Exercise description> Find the lines holding the string "Convert" in the data, then copy all of them.

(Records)

--------------------

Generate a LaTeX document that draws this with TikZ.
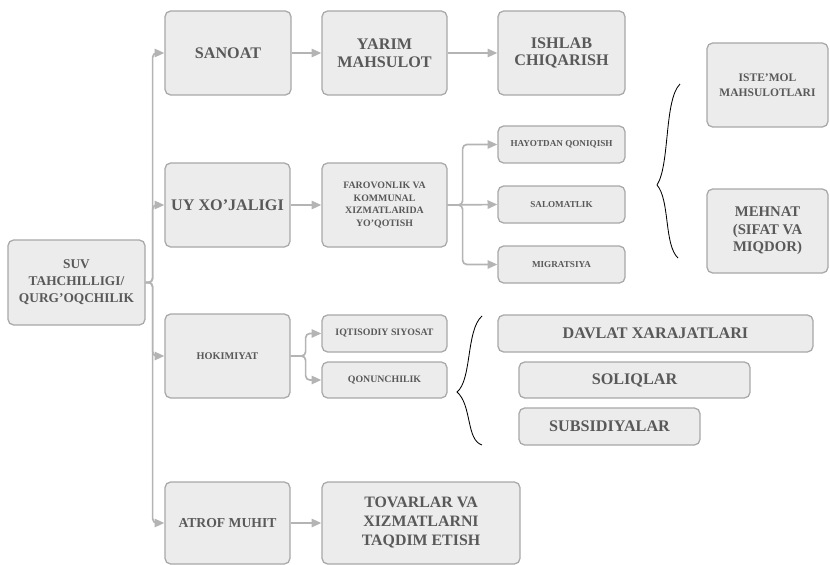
\documentclass[tikz,border=0pt]{standalone}
\usepackage{fontspec}
\setmainfont{Liberation Serif}
\usepackage{tikz}
\usetikzlibrary{calc}
\usetikzlibrary{shapes,arrows.meta}

\definecolor{boxfill}{HTML}{ECECEC}
\definecolor{boxline}{HTML}{A8A8A8}
\definecolor{boxtext}{HTML}{595959}
\definecolor{linkgray}{HTML}{B4B4B4}

\tikzset{
  box/.style={draw=boxline,fill=boxfill,rounded corners=4pt,line width=0.9pt,
    text=boxtext,align=center,inner sep=1pt},
  wh/.style 2 args={minimum width=#1*0.025cm,minimum height=#2*0.025cm},
  txtbig/.style={font=\fontsize{11.5}{12.5}\selectfont\bfseries},
  txtmid/.style={font=\fontsize{9.5}{12}\selectfont\bfseries},
  txtsmall/.style={font=\fontsize{7}{9}\selectfont\bfseries},
  txttiny/.style={font=\fontsize{6.5}{8}\selectfont\bfseries},
  link/.style={draw=linkgray,line width=1.2pt,rounded corners=3pt,
    -{Triangle[length=7pt,width=6pt]}},
  curly/.style={draw=black,line width=0.6pt}
}

\begin{document}
\begin{tikzpicture}[x=0.025cm,y=-0.025cm]
    \useasboundingbox (0,0) rectangle (830,565);
    % first column
    \node[box,wh={137}{85},txtmid] (suv) at (76.5,282.5) {SUV\\TAHCHILLIGI/\\QURG’OQCHILIK};
    % second column
    \node[box,wh={126}{84},txtbig] (sanoat) at (228,53) {SANOAT};
    \node[box,wh={125}{84},txtbig] (uy) at (227.5,205) {UY XO’JALIGI};
    \node[box,wh={125}{84},font=\fontsize{7.3}{9}\selectfont\bfseries] (hokim) at (227.5,356) {HOKIMIYAT};
    \node[box,wh={125}{82},font=\fontsize{9.7}{12}\selectfont\bfseries] (atrof) at (227.5,523) {ATROF MUHIT};
    % third column
    \node[box,wh={125}{84},txtbig] (yarim) at (384.5,53) {YARIM\\MAHSULOT};
    \node[box,wh={125}{84},txtsmall] (farov) at (384.5,205) {FAROVONLIK VA\\KOMMUNAL\\XIZMATLARIDA\\YO’QOTISH};
    \node[box,wh={125}{37},txtsmall] (iqtis) at (384.5,333.5) {IQTISODIY SIYOSAT};
    \node[box,wh={125}{36},txtsmall] (qonun) at (384.5,380) {QONUNCHILIK};
    \node[box,wh={198}{82},font=\fontsize{11.3}{13.5}\selectfont\bfseries] (tovar) at (421,523) {TOVARLAR VA\\XIZMATLARNI\\TAQDIM ETISH};
    % fourth column
    \node[box,wh={127}{84},txtbig] (ishlab) at (561.5,53) {ISHLAB\\CHIQARISH};
    \node[box,wh={127}{37},txttiny] (hayot) at (561.5,144.5) {HAYOTDAN QONIQISH};
    \node[box,wh={127}{37},txttiny] (salom) at (561.5,204.5) {SALOMATLIK};
    \node[box,wh={127}{37},txttiny] (migr) at (561.5,264.5) {MIGRATSIYA};
    \node[box,wh={315}{37},txtbig] (davlat) at (655.5,333.5) {DAVLAT XARAJATLARI};
    \node[box,wh={231}{36},txtbig] (soliq) at (634.5,380) {SOLIQLAR};
    \node[box,wh={181}{37},txtbig] (subs) at (609.5,426.5) {SUBSIDIYALAR};
    % right column
    \node[box,wh={121}{84},font=\fontsize{8.2}{10.7}\selectfont\bfseries] (istemol) at (767.5,85) {ISTE'MOL\\MAHSULOTLARI};
    \node[box,wh={121}{84},font=\fontsize{10.5}{12.4}\selectfont\bfseries] (mehnat) at (767.5,231) {MEHNAT\\(SIFAT VA\\MIQDOR)};
    % connectors
    \draw[link] (suv.east)--++(7,0) |- (sanoat.west);
    \draw[link] (suv.east)--++(7,0) |- (uy.west);
    \draw[link] (suv.east)--++(7,0) |- (hokim.west);
    \draw[link] (suv.east)--++(7,0) |- (atrof.west);
    \draw[link] (sanoat)--(yarim);
    \draw[link] (yarim)--(ishlab);
    \draw[link] (uy)--(farov);
    \draw[link] (farov.east)--++(15,0) |- (hayot.west);
    \draw[link] (farov.east)--(salom.west);
    \draw[link] (farov.east)--++(15,0) |- (migr.west);
    \draw[link] (hokim.east)--++(15,0) |- (iqtis.west);
    \draw[link] (hokim.east)--++(15,0) |- (qonun.west);
    \draw[link] (atrof)--(tovar);
    % braces
    \draw[curly] (680,84) .. controls (664,100) and (670,165) .. (657,185)
      .. controls (670,200) and (664,245) .. (678,258);
    \draw[curly] (482,316) .. controls (466,330) and (472,380) .. (457,392)
      .. controls (472,405) and (466,440) .. (482,445);
\end{tikzpicture}
\end{document}
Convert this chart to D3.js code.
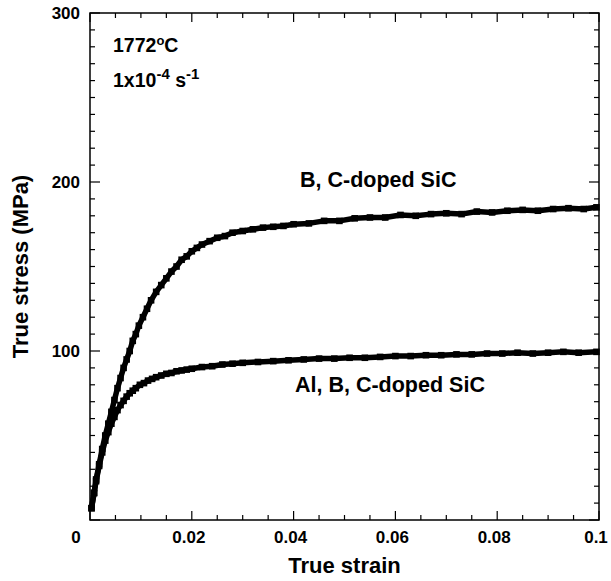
<!DOCTYPE html>
<html>
<head>
<meta charset="utf-8">
<script src="https://cdn.jsdelivr.net/npm/d3@7"></script>
<style>
  html, body { margin: 0; padding: 0; background: #fff; }
  svg { display: block; font-family: "Liberation Sans", Arial, sans-serif; font-weight: bold; }
</style>
</head>
<body>
<div id="chart"></div>
<script>
// B, C-doped SiC
const bcStrain = [0.0003, 0.0008, 0.0012, 0.0018, 0.0024, 0.003, 0.0036, 0.0042, 0.0048, 0.0054,
  0.006, 0.0066, 0.0072, 0.0078, 0.0084, 0.009, 0.0096, 0.0104, 0.0112, 0.012,
  0.013, 0.014, 0.015, 0.016, 0.017, 0.018, 0.019, 0.020, 0.021, 0.022,
  0.0235, 0.025, 0.0265, 0.028, 0.030, 0.032, 0.034, 0.036, 0.038, 0.040,
  0.043, 0.046, 0.049, 0.052, 0.055, 0.058, 0.061, 0.064, 0.067, 0.070,
  0.073, 0.076, 0.079, 0.082, 0.085, 0.088, 0.091, 0.094, 0.097, 0.0995];
const bcStress = [7, 16, 24, 33, 42, 50, 57, 64, 71, 78,
  84, 90, 95, 100, 106, 110, 115, 120, 125, 130,
  135, 139, 143, 147, 150, 154, 156, 159, 161, 163,
  165, 167, 168, 170, 171, 172, 173, 173.5, 174, 175,
  175.5, 177, 177, 178.5, 179, 179, 180.5, 180, 181, 181.5,
  181, 182.5, 182, 183, 183.5, 183, 184, 184.5, 184, 185];

// Al, B, C-doped SiC
const albcStrain = [0.0003, 0.0008, 0.0012, 0.0018, 0.0024, 0.003, 0.0036, 0.0042, 0.0048, 0.0054,
  0.006, 0.0066, 0.0072, 0.0078, 0.0084, 0.009, 0.0098, 0.0106, 0.0114, 0.0122,
  0.013, 0.014, 0.015, 0.016, 0.017, 0.018, 0.019, 0.020, 0.022, 0.024,
  0.026, 0.028, 0.030, 0.033, 0.036, 0.039, 0.042, 0.045, 0.048, 0.051,
  0.054, 0.057, 0.060, 0.063, 0.066, 0.069, 0.072, 0.075, 0.078, 0.081,
  0.084, 0.087, 0.090, 0.093, 0.096, 0.0995];
const albcStress = [7, 16, 23, 32, 40, 47, 52, 57, 61, 65,
  68, 70.5, 73, 75, 76.5, 78, 80, 81, 82.5, 83.5,
  84.5, 85.5, 86.5, 87, 88, 88.5, 89, 89.5, 90.5, 91,
  92, 92.5, 93, 93.5, 94, 94.5, 95, 95.5, 95.5, 96,
  96, 96.5, 97, 97, 97.5, 97.5, 98, 98, 98.5, 98.5,
  99, 98.5, 99, 99.5, 99, 99.5];

const xTicks = [0, 0.02, 0.04, 0.06, 0.08, 0.1];
const xTickLabels = ["0", "0.02", "0.04", "0.06", "0.08", "0.1"];
const yTicks = [100, 200, 300];
const yTickLabels = ["100", "200", "300"];

const width = 611;
const height = 581;
const margin = { top: 13, right: 12, bottom: 61, left: 90 };

const svg = d3.select("#chart")
  .append("svg")
  .attr("width", width)
  .attr("height", height);

const x = d3.scaleLinear().domain([0, 0.1]).range([margin.left, width - margin.right]);
const y = d3.scaleLinear().domain([0, 300]).range([height - margin.bottom, margin.top]);

const x0 = x.range()[0], x1 = x.range()[1];
const y0 = y.range()[0], y1 = y.range()[1];

// ticks (inward, on all four sides)
const xMinor = d3.range(0, 0.1001, 0.005);
const yMinor = d3.range(0, 300.1, 10);
const ticks = svg.append("g").attr("stroke", "#000").attr("stroke-width", 1.2);

xMinor.forEach((v) => {
  const major = xTicks.some((t) => Math.abs(t - v) < 1e-6);
  const len = major ? 9 : 5;
  ticks.append("line").attr("x1", x(v)).attr("x2", x(v)).attr("y1", y0).attr("y2", y0 - len);
  ticks.append("line").attr("x1", x(v)).attr("x2", x(v)).attr("y1", y1).attr("y2", y1 + len);
});
yMinor.forEach((v) => {
  const major = v % 100 === 0;
  const len = major ? 10 : 5;
  ticks.append("line").attr("x1", x0).attr("x2", x0 + len).attr("y1", y(v)).attr("y2", y(v));
  ticks.append("line").attr("x1", x1).attr("x2", x1 - len).attr("y1", y(v)).attr("y2", y(v));
});

svg.append("rect")
  .attr("x", x0).attr("y", y1)
  .attr("width", x1 - x0).attr("height", y0 - y1)
  .attr("fill", "none").attr("stroke", "#000").attr("stroke-width", 1.5);

// tick labels
svg.append("g").selectAll("text")
  .data(xTicks)
  .join("text")
  .attr("x", (d, i) => x(d) + (i === 0 ? -14 : -3))
  .attr("y", y0 + 23)
  .attr("text-anchor", "middle")
  .attr("font-size", 17)
  .text((d, i) => xTickLabels[i]);

svg.append("g").selectAll("text")
  .data(yTicks)
  .join("text")
  .attr("x", x0 - 10)
  .attr("y", (d) => y(d) + 6)
  .attr("text-anchor", "end")
  .attr("font-size", 17)
  .text((d, i) => yTickLabels[i]);

// axis titles
svg.append("text")
  .attr("x", (x0 + x1) / 2)
  .attr("y", 573)
  .attr("text-anchor", "middle")
  .attr("font-size", 22)
  .text("True strain");

svg.append("text")
  .attr("transform", `translate(28,${(y0 + y1) / 2}) rotate(-90)`)
  .attr("text-anchor", "middle")
  .attr("font-size", 22)
  .text("True stress (MPa)");

// data curves
const line = d3.line().x((d) => x(d[0])).y((d) => y(d[1]));
const series = [
  d3.zip(bcStrain, bcStress),
  d3.zip(albcStrain, albcStress)
];
series.forEach((pts) => {
  svg.append("path")
    .attr("d", line(pts))
    .attr("fill", "none")
    .attr("stroke", "#000")
    .attr("stroke-width", 5.5)
    .attr("stroke-linejoin", "round");
  svg.append("g").selectAll("rect")
    .data(pts)
    .join("rect")
    .attr("x", (d) => x(d[0]) - 3.3)
    .attr("y", (d) => y(d[1]) - 3.3)
    .attr("width", 6.6)
    .attr("height", 6.6)
    .attr("fill", "#000");
});

// annotations
const t1 = svg.append("text").attr("x", 113).attr("y", 52).attr("font-size", 19.5);
t1.append("tspan").text("1772");
t1.append("tspan").attr("dy", -7).attr("font-size", 13).text("o");
t1.append("tspan").attr("dy", 7).text("C");

const t2 = svg.append("text").attr("x", 113).attr("y", 87).attr("font-size", 19.5);
t2.append("tspan").text("1x10");
t2.append("tspan").attr("dy", -8).attr("font-size", 15).text("-4");
t2.append("tspan").attr("dy", 8).text(" s");
t2.append("tspan").attr("dy", -8).attr("font-size", 15).text("-1");

svg.append("text")
  .attr("x", 300).attr("y", 187)
  .attr("font-size", 21.5)
  .text("B, C-doped SiC");

svg.append("text")
  .attr("x", 295).attr("y", 392)
  .attr("font-size", 21.5)
  .text("Al, B, C-doped SiC");
</script>
</body>
</html>
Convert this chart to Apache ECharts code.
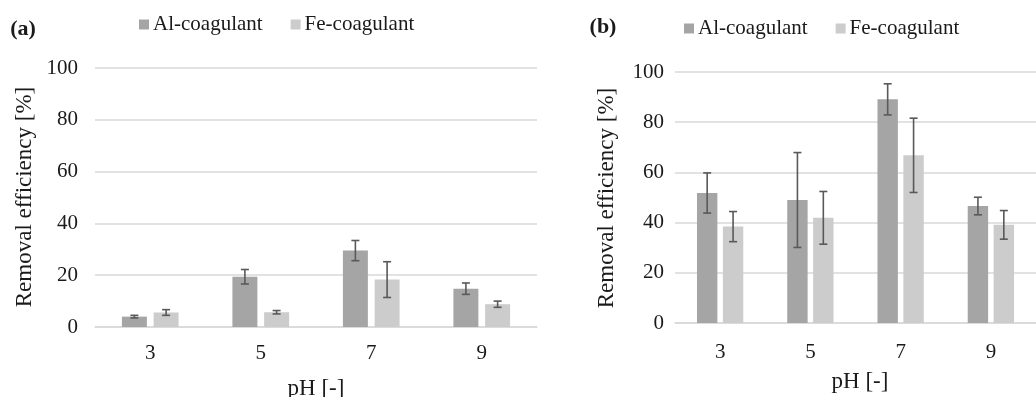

--------------------

Correct result>
Convert this chart to D3.js code.
Convert this chart to Apache ECharts code.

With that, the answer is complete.